5) Give classroom teachers time for professional development and improve their practice. PD has died in Ontario education in the past couple of years. The Great Squeeze has chased many teachers away from the profession and created a shortage. Encourage young teachers and potential new ones to come back to the profession while looking after them as they develop best practices. Currently classroom teachers are in such short supply that teachers are given no time to improve their practice. It’s demoralizing.

6) Offer earlier retirement. Teacher retirements haven’t changed in years. The pension fund is healthy. If it can offer tired pre-retirement teachers who have fought their final years through COVID and plummeting work quality a way out, then it should. The system benefits from this as senior teachers with maximum qualifications make more than twice what a new teacher with beginning qualifications does. You’d think senior teachers would be helping junior teacher training (they do, but they aren’t compensated for it). The people who are compensated for training teachers often have only a fraction of the classroom experience needed to do the job (see #7).

7) Honour classroom specialists by giving them time to support newer teachers. My last two teaching reviews were done by administrators with less than a quarter the classroom teaching experience I’ve had. I’ve worked with classroom specialists who are Jedi masters in terms of classroom and learning management, but they never get a look in on teacher training or reviews. Honouring expertise in education from actually working in classrooms isn’t something that happens, but it should. The education org chart is remarkably rigid and, frankly, quite top heavy. Teachers who pass into support or administration roles can find themselves reviewing and supporting teachers who have done the job for 10x longer than they ever did.

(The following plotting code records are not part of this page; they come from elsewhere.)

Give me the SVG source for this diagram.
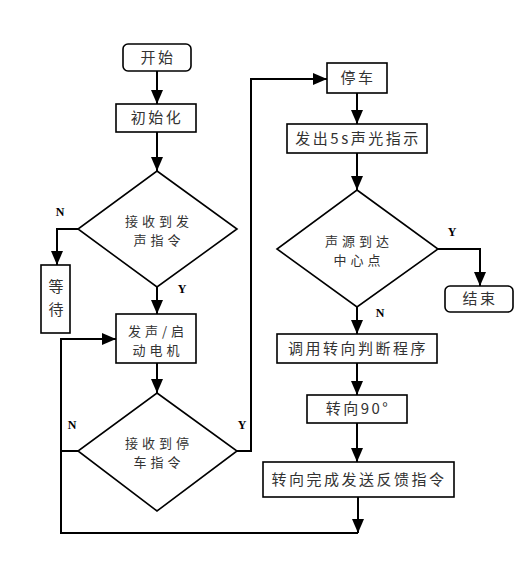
<svg xmlns="http://www.w3.org/2000/svg" width="531" height="573" viewBox="0 0 531 573">
<defs>
<marker id="ah" markerUnits="userSpaceOnUse" markerWidth="14" markerHeight="16" viewBox="0 0 14 16" refX="14" refY="7" orient="auto">
<path d="M0 1 L14 7 L0 13 Z" fill="#000"/>
</marker>
<style>
.b{fill:#fff;stroke:#000;stroke-width:1.6}
.t{font-family:"Noto Sans CJK SC","Liberation Sans",sans-serif;font-size:15px;fill:#333;text-anchor:middle;letter-spacing:2.5px}
.s{font-size:13px;letter-spacing:4px}
.c{fill:none;stroke:#000;stroke-width:2}
.l{font-family:"Liberation Serif",serif;font-size:12px;font-weight:bold;fill:#000;text-anchor:middle}
</style>
</defs>
<rect width="531" height="573" fill="#fff"/>
<g id="connectors">
<path class="c" d="M157 71 V104" marker-end="url(#ah)"/>
<path class="c" d="M157 132 V171" marker-end="url(#ah)"/>
<path class="c" d="M78 229 H57 V265" marker-end="url(#ah)"/>
<path class="c" d="M157 287 V314" marker-end="url(#ah)"/>
<path class="c" d="M157 363 V393" marker-end="url(#ah)"/>
<path class="c" d="M78 451 H61"/>
<path class="c" d="M358 497 V533" marker-end="url(#ah)"/>
<path class="c" d="M358 533 H61 V339 H116" marker-end="url(#ah)"/>
<path class="c" d="M237 451 H251 V79 H327" marker-end="url(#ah)"/>
<path class="c" d="M357 93 V124" marker-end="url(#ah)"/>
<path class="c" d="M357 153 V190" marker-end="url(#ah)"/>
<path class="c" d="M438 249 H480 V286" marker-end="url(#ah)"/>
<path class="c" d="M357 307 V334" marker-end="url(#ah)"/>
<path class="c" d="M357 363 V395" marker-end="url(#ah)"/>
<path class="c" d="M357 423 V462" marker-end="url(#ah)"/>
<text class="l" x="60" y="216">N</text>
<text class="l" x="182" y="293">Y</text>
<text class="l" x="72" y="429">N</text>
<text class="l" x="242" y="429">Y</text>
<text class="l" x="452" y="236">Y</text>
<text class="l" x="380" y="317">N</text>
</g>
<g id="start"><rect class="b" x="123" y="44" width="68" height="27" rx="5"/><text class="t" x="158" y="63">开始</text></g>
<g id="init"><rect class="b" x="116" y="104" width="80" height="28"/><text class="t" x="157" y="123">初始化</text></g>
<g id="d1"><path class="b" d="M157 171 L237 229 L157 287 L78 229 Z"/><text class="t s" x="159" y="226">接收到发</text><text class="t s" x="159" y="245">声指令</text></g>
<g id="wait"><rect class="b" x="41" y="265" width="29" height="68"/><text class="t" x="56" y="292" style="letter-spacing:0">等</text><text class="t" x="56" y="315" style="letter-spacing:0">待</text></g>
<g id="motor"><rect class="b" x="116" y="314" width="80" height="49"/><text class="t s" x="158" y="336">发声/启</text><text class="t s" x="158" y="355">动电机</text></g>
<g id="d2"><path class="b" d="M157 393 L237 451 L157 511 L78 451 Z"/><text class="t s" x="159" y="448">接收到停</text><text class="t s" x="159" y="467">车指令</text></g>
<g id="stop"><rect class="b" x="327" y="63" width="60" height="30"/><text class="t" x="358" y="83">停车</text></g>
<g id="signal"><rect class="b" x="287" y="124" width="140" height="29"/><text class="t" x="358" y="144">发出5s声光指示</text></g>
<g id="d3"><path class="b" d="M357 190 L438 249 L357 307 L277 249 Z"/><text class="t s" x="359" y="246">声源到达</text><text class="t s" x="359" y="265">中心点</text></g>
<g id="end"><rect class="b" x="445" y="286" width="68" height="26" rx="5"/><text class="t" x="480" y="304">结束</text></g>
<g id="call"><rect class="b" x="277" y="334" width="160" height="29"/><text class="t" x="358" y="354">调用转向判断程序</text></g>
<g id="turn"><rect class="b" x="307" y="395" width="100" height="28"/><text class="t" x="358" y="414">转向90°</text></g>
<g id="feedback"><rect class="b" x="263" y="462" width="191" height="35"/><text class="t" x="359" y="485">转向完成发送反馈指令</text></g>
</svg>
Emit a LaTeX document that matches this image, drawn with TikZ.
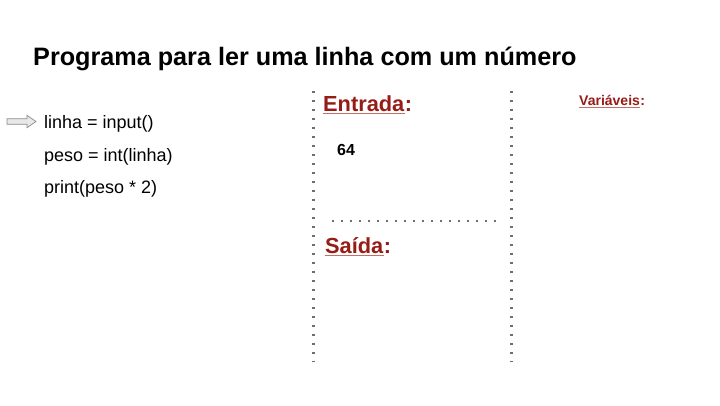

It’s the combination of worsening learning/working conditions and pay cuts for years on end that have driven many away from teaching in Ontario. Smaller caps with even lower limits for classrooms with high needs learners seems like a logical move that would also make destreaming make some kind of pedagogical sense instead of being used as an excuse to stuff more kids into a room in the name of equity. Many students in non-academic streams aren’t less capable, they are struggling with learning challenges, so modifying class caps to focus more teacher attention in classes with these students seems obvious, but has never happened other than in streaming, which we’re in the process of cancelling.

This round of contracts will end up being whatever it ends up being – classroom teachers won’t have much say in it, but it’d be nice if Ontario decided that reasonable funding focused on smaller classes with more equitable learning outcomes for a wider range of students is something we could all get behind. Would I like to just once not get a pay cut thanks to inflation? Sure, but it isn’t likely any time soon. In the meantime, focus resources on improving learning conditions (which are also teacher working conditions).